I'm scared! I'm very scared! I'm all new to this home owning business also. I do not want to be up there monthly! 
I wasn't aware there was an actual inspector for roofing until slyfox mentioned it!

Thanks for sharing your personal experience. Every lil thing adds up but I know it will be worth it in the end. I already paid for the inspection and then there is the appraisal and now the roof inspector all to possibly say i don't want it  ... i'm sure it will be worth it though.


----------



## Slyfox (Jun 13, 2008)

You have gotten a lot of good advice here but remember, we are basing our advice on pictures and both personal & work experiences.

Pay the for a proper inspection.
Make sure you get all the inspectors findings in writing and stick them in a folder along with pictures taken by both him and you.
It's only natural for the seller to argue the point in the attempt to sale at the highest cost possible, they can't argue away photos tho.


----------



## KAdams4458 (Jan 29, 2006)

profenx said:


> I'm scared! I'm very scared! I'm all new to this home owning business also. I do not want to be up there monthly!
> I wasn't aware there was an actual inspector for roofing until slyfox mentioned it!
> 
> Thanks for sharing your personal experience. Every lil thing adds up but I know it will be worth it in the end. I already paid for the inspection and then there is the appraisal and now the roof inspector all to possibly say i don't want it  ... i'm sure it will be worth it though.


Eh, just relax. First time home buying is a nerve racking experience. I wasn't really trying to scare you. You're having no problem doing that to yourself.

It might be worth mentioning that where I live, if you walk away from a deal based on an inspection report, the seller must reimburse you the cost of those inspections. I don't know if it's like that where you live, because every state is different. There is, however, one constant no matter where you live; Your agent is there to answer your questions and help you through this stuff, so make them earn their commission. (I'm assuming you're using an agent, since you're a first time buyer.)


----------



## profenx (Aug 23, 2009)

Yes, lots of good advice. Roof inspector is a good call.

I do have an agent and he tells me to calm down, but I have this condition where I feel no one is on my side ever  maybe a distrust or security issue.

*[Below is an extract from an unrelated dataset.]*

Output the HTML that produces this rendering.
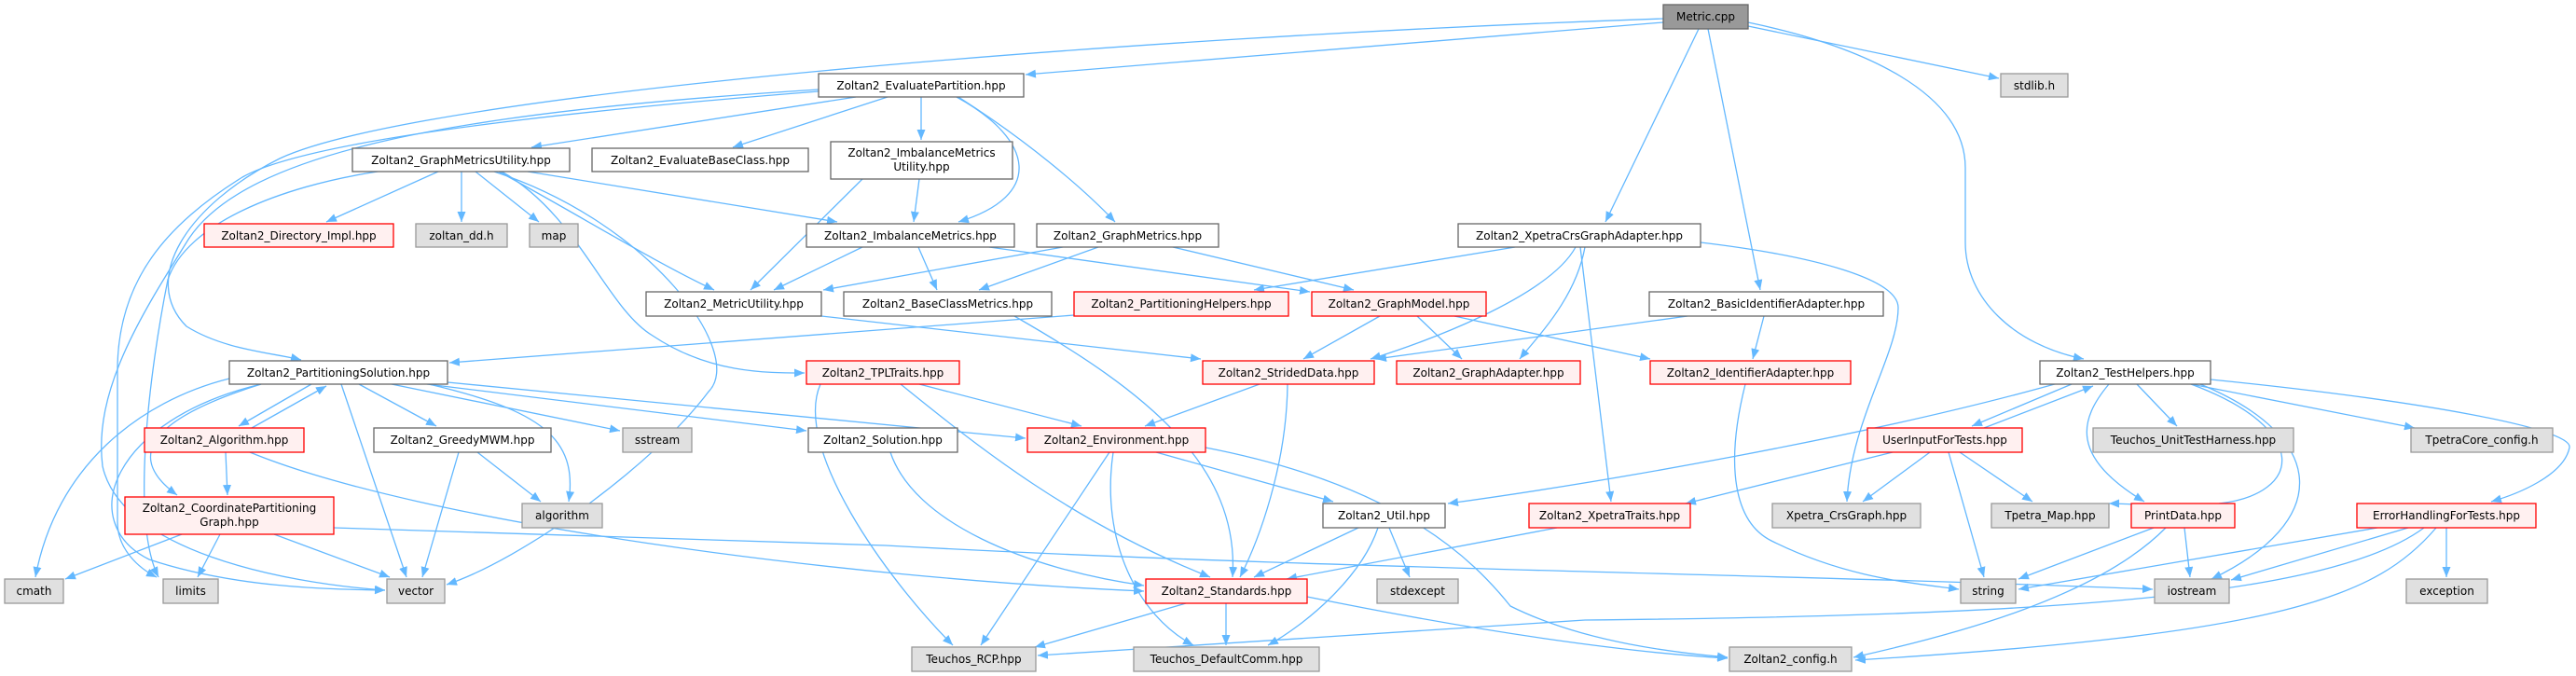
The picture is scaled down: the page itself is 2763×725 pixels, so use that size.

In ca you pay for your inspections and appraisal regardless of if it is bad. My friend has already paid for 4 inspections on 4 houses and due to problems, did not buy them.

Thanks everyone for your advice and opinion.

I will keep you updated on what the roof inspector says. Realtor advised me to get a roof cert if i am this concerned.


----------



## profenx (Aug 23, 2009)

oh i forgot about this thread. The roof was not in good condition according to a roof cert guy. He said it could be patched every now and then and keep an eye on it and will help extend the life, but it would be better and recommended to replace it. Those marks were tar from a cold application cheap roofing material. The patio area leaked due to a removal of power lines which were updated and attached to a different part of the house. 

I decided to get the house afterall. It was a huge challenge from all the repairs i have gone through for this home in the one year i've been here. The roof was fine... but for some reason ... of all years ... it rained hard this year. It was fine throughout october december and january rains. Then I had a leak when it rained in february. It rained continuously for 4 days. Windy too. Anyhow I ended up having to replace the roof. Removed all the staples ( maybe 15 to 20 or so) and patched them. Changed the eaves and flashing too. I don't see any more staples. Perhaps someone used them to hold xmas lights? not sure. There haven't been any water penetrations that I have noticed since. I do have other water issues though 

Thanks again everyone.


----------